As secretary of Homeland Security, Mr Kelly has taken a hard line against illegal immigration and vigorously backed the President on the need for a travel ban on refugees and immigrants from seven Muslim-majority countries. The ban, which was allowed to go into limited effect by the Supreme Court in June, was later reduced to six countries.

“We look forward to – if it’s possible – an even better job as chief of staff,” Mr Trump said.

Mr Kelly, who served tours of duty in Iraq and Afghanistan, will now take on a faction-filled White House, where frequent resignations and firings appear to be turning into the new normal.

A retired four-star Marine general, Mr Kelly served in the military for nearly five decades. He ran the military’s operations in Central America, South America and the Caribbean and has worked as a senior assistant to the Secretary of Defence. He will be the first current or former general to serve as White House chief of staff since Alexander Haig in the final stage of Richard Nixon’s administration in the 1970s.

As chief of staff, Mr Kelly will be at the helm of a White House ridden with scandals related to investigations into whether Trump campaign officials colluded with the Russian government. There is also the question of how he’ll deal with a President with the habits of going to outside advisers for counsel and publicly berating his administration officials, most recently Attorney General Jeff Sessions.

Mr Kelly replaces Reince Priebus, an establishment Republican, who was ousted after a nasty public feud with Anthony Scaramucci, the new White House communications director.

The animosities plaguing the Trump White House were put on full public display last week after Mr Scaramucci told a New Yorker reporter that Mr Priebus is a “paranoid schizophrenic, a paranoiac,” and accused him of leaking information to journalists.

“Reince was terribly effective, but was probably a little bit more laid back and independent in the way he ran the office,” Mick Mulvaney, the White House budget director, said Sunday on CNN’s “State of the Union.”

“And I think the president wants to go a different direction, wants a little bit more discipline, a little more structure in there.”

Corey Lewandowski, Mr Trump’s former campaign manager, said on NBC’s “Meet the Press” that he expects Mr Kelly is going to bring the type of discipline to the staff to ensure that the leaks are stopped and that the president’s agenda is foremost of what takes place in that building, so there will be no more backbiting, there’ll be no more stabbing each other in the back.”

Mr Trump’s announcement that Mr Kelly would replace Mr Priebus came less than a day after Republicans suffered a humiliating defeat when their last proposal aimed at dismantling Obamacare failed.
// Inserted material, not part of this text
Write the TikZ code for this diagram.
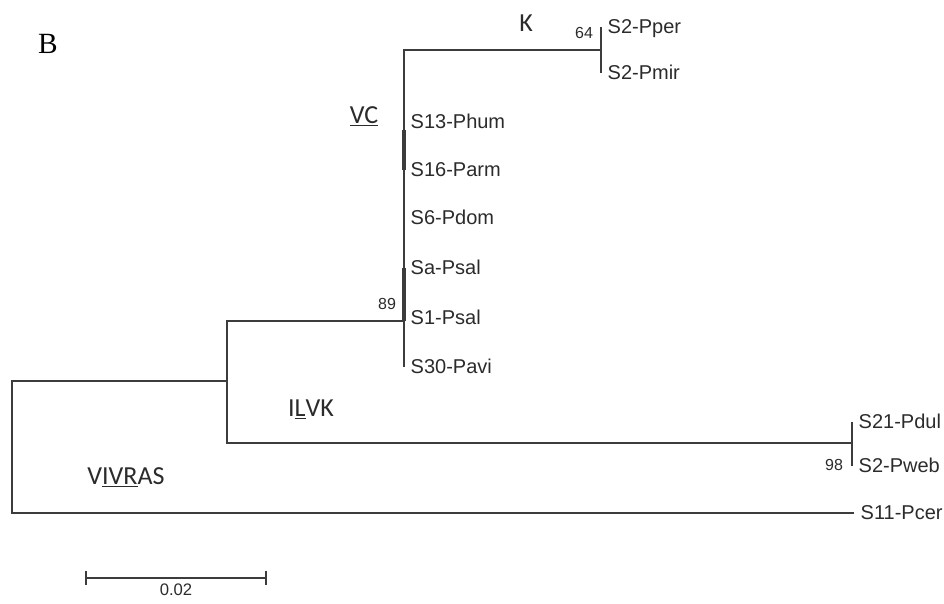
\documentclass[tikz,border=0pt]{standalone}
\usepackage{fontspec}
\setmainfont{Liberation Sans}
\newfontfamily\cladefont{Carlito}
\newfontfamily\panelfont{Liberation Serif}
\definecolor{treeLine}{HTML}{3C3C3C}
\definecolor{treeText}{HTML}{2B2B2B}
\usetikzlibrary{arrows.meta}

\begin{document}
\begin{tikzpicture}[x=0.75pt, y=-0.75pt,
    branch/.style={treeLine, line width=1pt},
    thickbranch/.style={treeLine, line width=2.6pt},
    leaf/.style={anchor=west, inner xsep=5pt, inner ysep=0pt, outer sep=0pt, text=treeText,
        text height=10.3pt, text depth=0pt, font=\fontsize{15}{18}\selectfont},
    boot/.style={inner sep=0pt, text=treeText, font=\fontsize{12}{14}\selectfont},
    clade/.style={inner sep=0pt, text=treeText, font=\cladefont\fontsize{19.5}{22}\selectfont}]
    \useasboundingbox (0,0) rectangle (944,603);

    % ══════════════════════════════════════════════
    % ══ NODOS INTERNOS ══
    % ══════════════════════════════════════════════
    \coordinate (root) at (12,447);
    \coordinate (nILVK) at (227,381);
    \coordinate (n89) at (404,321);
    \coordinate (nK) at (601,50);
    \coordinate (n98) at (852,443);

    % ══════════════════════════════════════════════
    % ══ HOJAS ══
    % ══════════════════════════════════════════════
    \node[leaf] (Pper) at (601,27) {S2-Pper};
    \node[leaf] (Pmir) at (601,73) {S2-Pmir};
    \node[leaf] (Phum) at (404,122) {S13-Phum};
    \node[leaf] (Parm) at (404,170) {S16-Parm};
    \node[leaf] (Pdom) at (404,218) {S6-Pdom};
    \node[leaf] (Psala) at (404,268) {Sa-Psal};
    \node[leaf] (Psal) at (404,318) {S1-Psal};
    \node[leaf] (Pavi) at (404,367) {S30-Pavi};
    \node[leaf] (Pdul) at (852,422) {S21-Pdul};
    \node[leaf] (Pweb) at (852,466) {S2-Pweb};
    \node[leaf] (Pcer) at (854,513) {S11-Pcer};

    % ══════════════════════════════════════════════
    % ══ RAMAS ══
    % ══════════════════════════════════════════════
    \draw[branch] (root) |- (nILVK);
    \draw[branch] (root) |- (Pcer);
    \draw[branch] (nILVK) |- (n89);
    \draw[branch] (nILVK) |- (n98);
    \draw[branch] (n89) |- (nK);
    \draw[branch] (n89) |- (Pavi);
    \foreach \hoja in {Phum, Parm, Pdom, Psala, Psal}
        \draw[branch] (n89) |- (\hoja);
    \draw[branch] (nK) |- (Pper);
    \draw[branch] (nK) |- (Pmir);
    \draw[branch] (n98) |- (Pdul);
    \draw[branch] (n98) |- (Pweb);

    % Ramas casi nulas (tramos gruesos)
    \draw[thickbranch] (404,130) -- (Parm.west);
    \draw[thickbranch] (Psala.west) -- (n89);

    % ══════════════════════════════════════════════
    % ══ BOOTSTRAP Y CLADOS ══
    % ══════════════════════════════════════════════
    \node[boot] (b64) at (584,33) {64};
    \node[boot] (b89) at (387,304) {89};
    \node[boot] (b98) at (834,465) {98};

    \node[clade] (cK) at (526,23) {K};
    \node[clade] (cVC) at (364,116) {\underline{VC}};
    \node[clade] (cILVK) at (311,409) {I\underline{L}VK};
    \node[clade] (cVIVRAS) at (126,477) {V\underline{IVR}AS};

    \node[inner sep=0pt, font=\panelfont\fontsize{22}{24}\selectfont] (panel) at (48,44) {B};

    % ══════════════════════════════════════════════
    % ══ ESCALA ══
    % ══════════════════════════════════════════════
    \coordinate (sbL) at (85,578);
    \coordinate (sbR) at (267,578);
    \draw[treeLine, line width=1.2pt, {Bar[width=10pt]}-{Bar[width=10pt]}] (sbL) -- (sbR)
        node[midway, below=4pt, inner sep=0pt, text=treeText, font=\fontsize{12.5}{14}\selectfont] (sbText) {0.02};

\end{tikzpicture}
\end{document}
One of the President’s key campaign promises had been to repeal and replace his predecessor’s healthcare law.

Mr Trump has still been unable to secure a major legislative victory since being sworn in as president in January.

Several of Mr Trump’s advisers reportedly opposed the President’s choice for his new chief of staff, suggesting Mr Kelly does not have the political savvy and background needed for the job.

Mr Kelly had been retired from the military for less than a year when Mr Trump asked him to run his Department of Homeland Security. In an 88-11 vote, the Senate confirmed Mr Kelly as Homeland Security Secretary in January, putting him in charge of the administration’s policies on issues including immigration, cybersecurity, countering domestic terrorism and aviation security.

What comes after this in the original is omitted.